From the beginning of the nineteenth century when Britannia ruled the waves and the commercial prosperity of England was at its height the craze for a return to the Gothic took hold and private citizens got caught up in the race to build the tallest tower.
Fonthill Abbey was a great romantic confection that rose dramatically from the Wiltshire Downs in the shape of a Cathedral competing with Salisbury Cathedral in both size and splendour.
It was built for aloof, eccentric, wealthy romantic William Beckford who incorporated a jasper-floored tomb for himself, as he wanted it to be ‘a cathedral dedicated to the arts, a site of splendid ritual and solemn music, a shrine for the work of the best English painters and craftsmen of their day’.
However its architect James Wyatt failed to give its giant centre tower proper foundations and it embarrassingly fell down during a violent storm in 1800. It was promptly rebuilt only to fall down again forever in 1825.
On his death bed the contractor confessed the tower had no foundations and expressed surprise it had stood at all…in the end it became a fashionable ruin, part of the ideology of the romantic movement of that time.
It only ever saw one great entertainment in the December of 1800 a monastic fete when ‘everything, as a chronicler of the evening reported ‘was provided to steal upon the senses, dazzle the eye, and bewilder the fancy’.

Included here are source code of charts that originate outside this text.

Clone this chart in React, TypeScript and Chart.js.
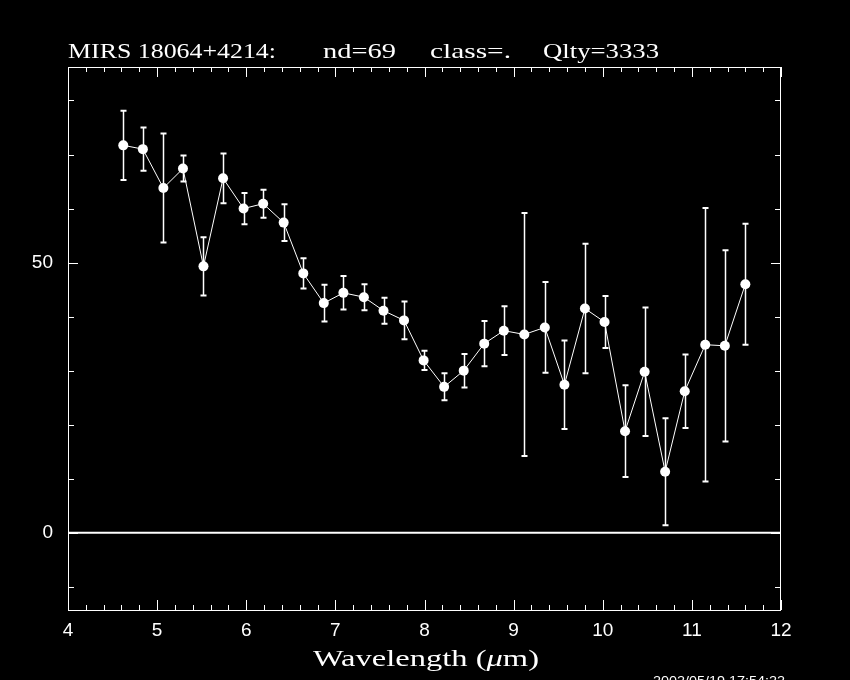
import React, { useEffect, useRef } from "react";
import { Chart, registerables } from "chart.js";

Chart.register(...registerables);

// ---- Data ----
const wavelength = [
  4.62, 4.84, 5.07, 5.29, 5.52, 5.74, 5.97, 6.19, 6.42, 6.64, 6.87, 7.09, 7.32, 7.54, 7.77, 7.99,
  8.22, 8.44, 8.67, 8.89, 9.12, 9.35, 9.57, 9.8, 10.02, 10.25, 10.47, 10.7, 10.92, 11.15, 11.37, 11.6,
];
const flux = [
  71.7, 71.0, 63.8, 67.4, 49.3, 65.6, 60.0, 60.9, 57.4, 48.0, 42.5, 44.4, 43.6, 41.1, 39.3, 31.9,
  27.0, 30.0, 35.0, 37.4, 36.7, 38.0, 27.4, 41.5, 39.0, 18.8, 29.8, 11.3, 26.2, 34.8, 34.6, 46.0,
];
const fluxErr = [
  6.4, 4.0, 10.1, 2.4, 5.4, 4.6, 2.9, 2.6, 3.4, 2.8, 3.4, 3.1, 2.4, 2.4, 3.5, 1.8,
  2.5, 3.1, 4.2, 4.5, 22.5, 8.4, 8.2, 12.0, 4.8, 8.5, 11.9, 9.9, 6.8, 25.3, 17.7, 11.2,
];
const xTickLabels = [4, 5, 6, 7, 8, 9, 10, 11, 12];
const yTickLabels = [0, 50];
const yMinorTicks = [-10, 0, 10, 20, 30, 40, 50, 60, 70, 80];
const titleParts = ["MIRS 18064+4214:", "nd=69", "class=.", "Qlty=3333"];
const xTitleParts = ["Wavelength (", "\u03BC", "m)"];
const dateStamp = "2002/05/19 17:54:22";

const X_MIN = 4;
const X_MAX = 12;
const Y_MIN = -14.3;
const Y_MAX = 86.2;

// title segment placements [x, width]
const titleLayout: [number, number][] = [
  [68, 208],
  [323, 73],
  [430, 81],
  [543, 116],
];

function drawFitted(
  ctx: CanvasRenderingContext2D,
  parts: { text: string; font: string }[],
  x: number,
  baseline: number,
  width: number,
  sy = 1
) {
  const widths = parts.map((p) => {
    ctx.font = p.font;
    return ctx.measureText(p.text).width;
  });
  const total = widths.reduce((a, b) => a + b, 0);
  const sx = width / total;
  ctx.save();
  ctx.translate(x, baseline);
  ctx.scale(sx, sy);
  ctx.textAlign = "left";
  ctx.textBaseline = "alphabetic";
  let cx = 0;
  parts.forEach((p, i) => {
    ctx.font = p.font;
    ctx.fillText(p.text, cx, 0);
    cx += widths[i];
  });
  ctx.restore();
}

const framePlugin = {
  id: "irasFrame",
  beforeDraw(chart: any) {
    const ctx = chart.ctx;
    ctx.save();
    ctx.fillStyle = "#000";
    ctx.fillRect(0, 0, chart.width, chart.height);
    ctx.restore();
  },
  beforeDatasetsDraw(chart: any) {
    const ctx: CanvasRenderingContext2D = chart.ctx;
    const { left, right, top, bottom } = chart.chartArea;
    const xs = chart.scales.x;
    const ys = chart.scales.y;
    ctx.save();
    // zero line
    const y0 = ys.getPixelForValue(0);
    ctx.strokeStyle = "#fff";
    ctx.lineWidth = 2;
    ctx.beginPath();
    ctx.moveTo(left, y0);
    ctx.lineTo(right, y0);
    ctx.stroke();
    // error bars
    ctx.beginPath();
    ctx.rect(left, top, right - left, bottom - top);
    ctx.clip();
    wavelength.forEach((w, i) => {
      const px = Math.round(xs.getPixelForValue(w)) + 0.5;
      const yHi = ys.getPixelForValue(flux[i] + fluxErr[i]);
      const yLo = ys.getPixelForValue(flux[i] - fluxErr[i]);
      ctx.lineWidth = 1.5;
      ctx.beginPath();
      ctx.moveTo(px, yHi);
      ctx.lineTo(px, yLo);
      ctx.stroke();
      ctx.lineWidth = 2;
      ctx.beginPath();
      ctx.moveTo(px - 3, yHi);
      ctx.lineTo(px + 3, yHi);
      ctx.moveTo(px - 3, yLo);
      ctx.lineTo(px + 3, yLo);
      ctx.stroke();
    });
    ctx.restore();
  },
  afterDraw(chart: any) {
    const ctx: CanvasRenderingContext2D = chart.ctx;
    const { left, right, top, bottom } = chart.chartArea;
    const xs = chart.scales.x;
    const ys = chart.scales.y;
    ctx.save();
    ctx.strokeStyle = "#fff";
    ctx.fillStyle = "#fff";
    ctx.lineWidth = 1;
    // frame
    ctx.strokeRect(left + 0.5, top + 0.5, right - left - 1, bottom - top);
    // x ticks (minor every 0.2, major at integers)
    ctx.beginPath();
    for (let i = 0; i <= 40; i++) {
      const v = X_MIN + i * 0.2;
      const px = Math.round(xs.getPixelForValue(v)) + 0.5;
      const len = i % 5 === 0 ? 10 : 5;
      ctx.moveTo(px, bottom);
      ctx.lineTo(px, bottom - len);
      ctx.moveTo(px, top);
      ctx.lineTo(px, top + len);
    }
    // y ticks
    yMinorTicks.forEach((v) => {
      const py = Math.round(ys.getPixelForValue(v)) + 0.5;
      const len = yTickLabels.includes(v) ? 10 : 6;
      ctx.moveTo(left, py);
      ctx.lineTo(left + len, py);
      ctx.moveTo(right, py);
      ctx.lineTo(right - len, py);
    });
    ctx.stroke();

    // title
    titleParts.forEach((t, i) => {
      const [tx, tw] = titleLayout[i];
      drawFitted(ctx, [{ text: t, font: "21px 'Liberation Serif'" }], tx, 58, tw);
    });
    // x axis title
    drawFitted(
      ctx,
      [
        { text: xTitleParts[0], font: "24px 'Liberation Serif'" },
        { text: xTitleParts[1], font: "italic 24px 'Liberation Serif'" },
        { text: xTitleParts[2], font: "24px 'Liberation Serif'" },
      ],
      313,
      666,
      226
    );
    // date stamp
    drawFitted(ctx, [{ text: dateStamp, font: "12px 'Liberation Sans'" }], 653, 685, 132);
    ctx.restore();
  },
};

export default function App() {
  const ref = useRef<HTMLCanvasElement>(null);
  useEffect(() => {
    document.body.style.margin = "0";
    document.body.style.background = "#000";
    if (!ref.current) return;
    const chart = new Chart(ref.current, {
      type: "line",
      data: {
        datasets: [
          {
            data: wavelength.map((w, i) => ({ x: w, y: flux[i] })),
            borderColor: "#fff",
            borderWidth: 1,
            pointRadius: 5,
            pointBackgroundColor: "#fff",
            pointBorderColor: "#fff",
            pointBorderWidth: 0,
            tension: 0,
            fill: false,
          },
        ],
      },
      options: {
        responsive: false,
        animation: false,
        devicePixelRatio: 1,
        layout: { padding: { left: 0, top: 67, right: 69, bottom: 0 } },
        plugins: {
          legend: { display: false },
          tooltip: { enabled: false },
          title: { display: false },
        },
        scales: {
          x: {
            type: "linear",
            min: X_MIN,
            max: X_MAX,
            grid: { display: false, drawTicks: false },
            border: { display: false },
            ticks: {
              color: "#fff",
              font: { family: "'Liberation Sans'", size: 19 },
              padding: 9,
              autoSkip: false,
              maxRotation: 0,
              callback: (v: any) => String(v),
            },
            afterBuildTicks: (s: any) => {
              s.ticks = xTickLabels.map((v) => ({ value: v }));
            },
            afterFit: (s: any) => {
              s.height = 70;
            },
          },
          y: {
            type: "linear",
            min: Y_MIN,
            max: Y_MAX,
            grid: { display: false, drawTicks: false },
            border: { display: false },
            ticks: {
              color: "#fff",
              font: { family: "'Liberation Sans'", size: 19 },
              padding: 15,
              callback: (v: any) => String(v),
            },
            afterBuildTicks: (s: any) => {
              s.ticks = yTickLabels.map((v) => ({ value: v }));
            },
            afterFit: (s: any) => {
              s.width = 68;
            },
          },
        },
      } as any,
      plugins: [framePlugin],
    });
    return () => chart.destroy();
  }, []);
  return (
    <div style={{ position: "absolute", left: 0, top: 0, width: 850, height: 680, background: "#000" }}>
      <canvas ref={ref} width={850} height={680} style={{ display: "block", width: 850, height: 680 }} />
    </div>
  );
}
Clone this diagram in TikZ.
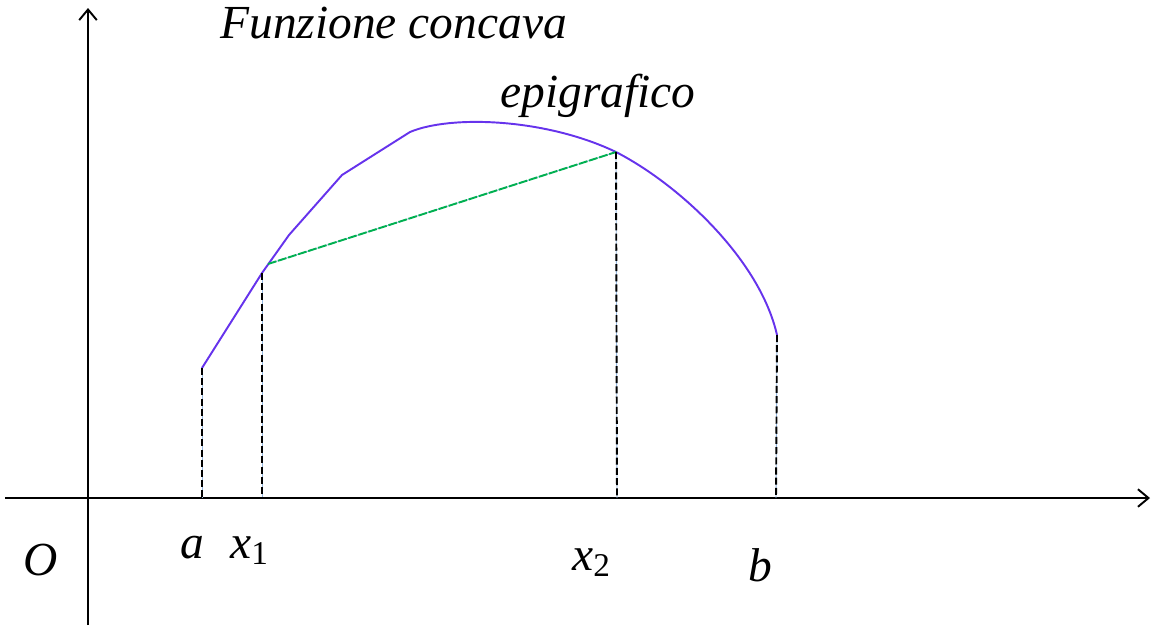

The Eiffel Tower in Paris, ranked as the world’s greatest engineering marvel when it was built in 1889, and rises 984 feet from its base, which is 330 feet square. It is a huge wrought iron skeleton tower on the Champ de Mar in Paris, designed by Alexandre Gustave Eiffel for the Paris Exposition of 1889.
Fees to take people to its various stages as a lookout in its first year of operation paid for its cost and for many years it was the tallest structure in the world.

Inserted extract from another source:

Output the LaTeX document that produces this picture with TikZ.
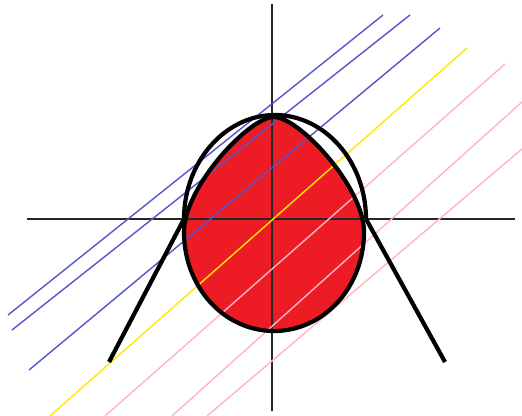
\documentclass[tikz,border=0pt]{standalone}
\usepackage{tikz}
\usepackage{xcolor}

\definecolor{eggred}{RGB}{237,28,36}
\definecolor{lineblue}{RGB}{85,85,205}
\definecolor{lineyellow}{RGB}{255,232,0}
\definecolor{linepink}{RGB}{255,180,198}

%% egg outline, in pixel units
\newcommand{\eggcurve}{(364,232) .. controls (364,187) and (299,117) .. (274,117)
    .. controls (249,117) and (184,187) .. (184,232)
    .. controls (184,287) and (224,331) .. (274,331)
    .. controls (324,331) and (364,287) .. (364,232) -- cycle}

\begin{document}
\begin{tikzpicture}[
    x=0.02cm, y=-0.02cm,
    axisln/.style   = {draw=black!85, line width=1.1pt},
    outline/.style  = {draw=black, line width=2.4pt, line join=round},
    blueln/.style   = {draw=lineblue, line width=0.8pt},
    yellowln/.style = {draw=lineyellow, line width=0.8pt},
    pinkln/.style   = {draw=linepink, line width=0.8pt}
]
\useasboundingbox (0,0) rectangle (522,416);

%% ---- egg fill ----
\fill[eggred] \eggcurve;

%% ---- axes ----
\coordinate (xleft)   at (27,219);
\coordinate (xright)  at (515,219);
\coordinate (ytop)    at (272,4);
\coordinate (ybottom) at (272,411);
\draw[axisln] (xleft) -- (xright);
\draw[axisln] (ytop) -- (ybottom);

%% =============================================
%% SLANTED LINES
%% =============================================
\draw[blueln]   (383,15)  -- (8,315);
\draw[blueln]   (410,15)  -- (12,330);
\draw[blueln]   (440,28)  -- (29,370);
\draw[yellowln] (467,48)  -- (50,416);
\draw[pinkln]   (505,64)  -- (105,416);
\draw[pinkln]   (522,102) -- (172,416);
\draw[pinkln]   (522,149) -- (207,416);

%% =============================================
%% OUTLINES
%% =============================================
\draw[outline] \eggcurve;

%% arch: straight legs, elliptic top
\draw[outline] (109,362) -- (184,219)
    .. controls (184,162) and (225,115) .. (275,115)
    .. controls (325,115) and (366,162) .. (366,219)
    -- (445,362);

\end{tikzpicture}
\end{document}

During World War 1 it served as an important military observation tower and became symbolic of the idea of liberty, fraternity and freedom one that French people have fought hard to preserve. Today it’s a great tourist attraction, a romantic place to propose marriage and has become symbolic of all our dreams for a better world.

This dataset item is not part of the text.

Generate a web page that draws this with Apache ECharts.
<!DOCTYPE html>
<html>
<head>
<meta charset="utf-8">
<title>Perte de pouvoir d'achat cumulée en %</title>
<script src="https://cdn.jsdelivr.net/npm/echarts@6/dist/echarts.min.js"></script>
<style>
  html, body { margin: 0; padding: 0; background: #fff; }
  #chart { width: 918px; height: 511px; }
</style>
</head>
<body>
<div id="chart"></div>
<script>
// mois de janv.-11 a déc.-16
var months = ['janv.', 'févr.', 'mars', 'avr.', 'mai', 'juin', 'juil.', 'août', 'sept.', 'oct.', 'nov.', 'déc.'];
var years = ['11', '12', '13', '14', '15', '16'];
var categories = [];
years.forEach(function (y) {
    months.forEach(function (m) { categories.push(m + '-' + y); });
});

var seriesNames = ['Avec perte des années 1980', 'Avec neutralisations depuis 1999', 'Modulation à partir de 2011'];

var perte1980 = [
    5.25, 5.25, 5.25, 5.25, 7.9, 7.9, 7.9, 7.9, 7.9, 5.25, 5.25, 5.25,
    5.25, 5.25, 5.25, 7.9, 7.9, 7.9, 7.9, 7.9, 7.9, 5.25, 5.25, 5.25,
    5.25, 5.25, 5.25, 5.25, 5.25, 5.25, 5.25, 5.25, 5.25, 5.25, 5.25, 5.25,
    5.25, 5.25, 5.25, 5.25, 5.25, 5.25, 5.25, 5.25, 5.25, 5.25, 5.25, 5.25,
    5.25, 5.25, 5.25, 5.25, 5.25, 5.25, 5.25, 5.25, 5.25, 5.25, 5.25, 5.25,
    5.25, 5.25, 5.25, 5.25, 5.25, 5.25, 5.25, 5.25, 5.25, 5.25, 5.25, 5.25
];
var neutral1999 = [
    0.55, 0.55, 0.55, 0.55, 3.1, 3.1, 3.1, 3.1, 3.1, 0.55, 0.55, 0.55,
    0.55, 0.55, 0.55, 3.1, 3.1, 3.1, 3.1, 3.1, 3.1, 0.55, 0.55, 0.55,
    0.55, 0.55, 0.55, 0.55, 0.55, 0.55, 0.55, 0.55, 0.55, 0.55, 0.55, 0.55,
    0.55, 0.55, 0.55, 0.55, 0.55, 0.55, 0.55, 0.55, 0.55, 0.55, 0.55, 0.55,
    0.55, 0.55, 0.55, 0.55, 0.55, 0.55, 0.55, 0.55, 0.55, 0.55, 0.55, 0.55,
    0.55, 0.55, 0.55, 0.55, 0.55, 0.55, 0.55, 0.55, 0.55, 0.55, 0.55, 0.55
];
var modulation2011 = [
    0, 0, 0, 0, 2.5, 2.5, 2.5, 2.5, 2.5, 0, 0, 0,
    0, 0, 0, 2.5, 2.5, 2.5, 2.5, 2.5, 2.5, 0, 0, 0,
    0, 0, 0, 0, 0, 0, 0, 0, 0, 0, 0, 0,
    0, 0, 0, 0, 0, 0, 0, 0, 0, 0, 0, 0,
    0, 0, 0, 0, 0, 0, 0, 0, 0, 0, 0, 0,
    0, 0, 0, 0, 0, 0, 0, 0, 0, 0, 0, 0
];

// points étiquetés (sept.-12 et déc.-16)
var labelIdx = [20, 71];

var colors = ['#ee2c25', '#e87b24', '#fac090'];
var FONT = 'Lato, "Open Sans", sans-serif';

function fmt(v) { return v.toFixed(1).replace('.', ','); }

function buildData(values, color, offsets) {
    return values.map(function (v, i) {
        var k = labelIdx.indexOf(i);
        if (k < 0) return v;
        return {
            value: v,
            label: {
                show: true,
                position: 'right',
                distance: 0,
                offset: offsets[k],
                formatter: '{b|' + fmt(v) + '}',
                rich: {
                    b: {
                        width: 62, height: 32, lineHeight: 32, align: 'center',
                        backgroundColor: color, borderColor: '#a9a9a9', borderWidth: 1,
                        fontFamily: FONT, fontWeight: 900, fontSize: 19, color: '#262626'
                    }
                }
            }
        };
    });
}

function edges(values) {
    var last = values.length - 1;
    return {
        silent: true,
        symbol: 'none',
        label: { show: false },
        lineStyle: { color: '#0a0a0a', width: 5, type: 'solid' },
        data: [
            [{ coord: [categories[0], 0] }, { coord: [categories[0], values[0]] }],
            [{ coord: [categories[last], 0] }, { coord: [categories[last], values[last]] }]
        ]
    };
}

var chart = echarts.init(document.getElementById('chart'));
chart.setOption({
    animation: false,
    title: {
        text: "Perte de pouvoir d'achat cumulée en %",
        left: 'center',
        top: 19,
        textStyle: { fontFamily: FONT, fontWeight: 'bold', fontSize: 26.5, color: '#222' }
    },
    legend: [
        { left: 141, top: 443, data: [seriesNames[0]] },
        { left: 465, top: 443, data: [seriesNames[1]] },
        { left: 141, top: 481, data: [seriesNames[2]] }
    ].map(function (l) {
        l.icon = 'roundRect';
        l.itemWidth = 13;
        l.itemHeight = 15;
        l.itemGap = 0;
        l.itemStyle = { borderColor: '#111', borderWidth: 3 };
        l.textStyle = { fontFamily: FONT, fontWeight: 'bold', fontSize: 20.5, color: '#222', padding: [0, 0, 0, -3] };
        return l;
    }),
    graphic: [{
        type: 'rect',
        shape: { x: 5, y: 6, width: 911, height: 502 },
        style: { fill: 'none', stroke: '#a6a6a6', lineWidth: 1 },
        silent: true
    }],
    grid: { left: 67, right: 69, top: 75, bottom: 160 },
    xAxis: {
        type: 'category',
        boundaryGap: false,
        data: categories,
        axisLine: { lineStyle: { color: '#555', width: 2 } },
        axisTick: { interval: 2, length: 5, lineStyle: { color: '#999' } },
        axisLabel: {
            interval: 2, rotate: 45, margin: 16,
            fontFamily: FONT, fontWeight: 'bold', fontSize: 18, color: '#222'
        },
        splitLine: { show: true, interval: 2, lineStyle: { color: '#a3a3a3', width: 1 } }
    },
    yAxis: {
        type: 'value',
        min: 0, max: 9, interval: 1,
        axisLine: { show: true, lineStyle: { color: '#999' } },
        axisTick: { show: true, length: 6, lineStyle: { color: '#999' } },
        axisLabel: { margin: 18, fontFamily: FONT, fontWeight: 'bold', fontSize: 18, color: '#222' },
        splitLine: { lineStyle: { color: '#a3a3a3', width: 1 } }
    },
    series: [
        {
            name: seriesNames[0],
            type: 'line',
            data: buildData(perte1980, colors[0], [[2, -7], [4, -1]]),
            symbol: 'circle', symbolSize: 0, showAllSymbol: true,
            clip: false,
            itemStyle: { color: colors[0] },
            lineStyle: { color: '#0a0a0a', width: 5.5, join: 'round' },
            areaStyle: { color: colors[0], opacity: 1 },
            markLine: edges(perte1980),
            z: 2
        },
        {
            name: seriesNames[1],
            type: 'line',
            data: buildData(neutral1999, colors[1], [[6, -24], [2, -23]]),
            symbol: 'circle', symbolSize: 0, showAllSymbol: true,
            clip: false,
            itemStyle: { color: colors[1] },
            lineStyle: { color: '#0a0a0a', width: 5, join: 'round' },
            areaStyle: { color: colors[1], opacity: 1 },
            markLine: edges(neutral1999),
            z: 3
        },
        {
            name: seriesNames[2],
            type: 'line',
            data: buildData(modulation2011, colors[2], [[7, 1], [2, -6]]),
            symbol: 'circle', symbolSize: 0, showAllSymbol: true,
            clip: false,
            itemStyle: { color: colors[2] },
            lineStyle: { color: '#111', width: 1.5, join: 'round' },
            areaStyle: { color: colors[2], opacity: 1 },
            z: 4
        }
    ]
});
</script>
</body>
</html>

When Henry VIII decided he would no longer reside in the Palace built by Edward the Confessor (1003 – 66) and enlarged by his successors, an Act of Parliament decreed that ancient Palace ‘shall be called the King’s Palace at Westminster’.
Today it is commonly referred to as The Houses of Parliament. Designed by Charles Barry, assisted by Augustus Welby Pugin, in the Gothic style of the Tudor period, the main buildings date from 1852. A great 320 feet high Clock Tower stands close to the site of the original erected by Edward 1 (1239-1307), which was shaken by an earthquake in 1580 and pulled down in 1715.
The popularly named great bell ‘Big Ben’ named for Sir Benjamin Hall, Chief Lord of the Woods and Forests was nicknamed “Big Ben” on account of his immense physique. Its continual striking is meant to remind Judges to administer true justice. The tower houses the largest mechanical clock in the world.
This symbol of western democracy defied the thrust aimed at its very heart by Adolf Hitler during World War II and reassured English speaking people throughout the world all was well. It came into use in 1859 and, except for a few occasions, has run continuously since, chiming the hours to the tune of Handel’s “I know that my Redeemer liveth”.
A Cathedral may often rank as an artistic masterpiece, but it is always, and primarily, an act of Faith. The supreme age of cathedral building represents for a great many design historians, the summit of architectural achievement and aspires to something well beyond the realm of just architecture.
At Lincoln in England you can stand upon the castle ramparts and view the triple towers of the great cathedral thrusting ever upward toward the sky like giant fingers. For 600 years they have dominated the city. The medieval mind, which first conceived such a tremendous vision, did not ever perceive that in our contemporary age Towers would be for many a source of comfort, reassuring all those that live within their shadow or visit them that we must continue to have faith in the future.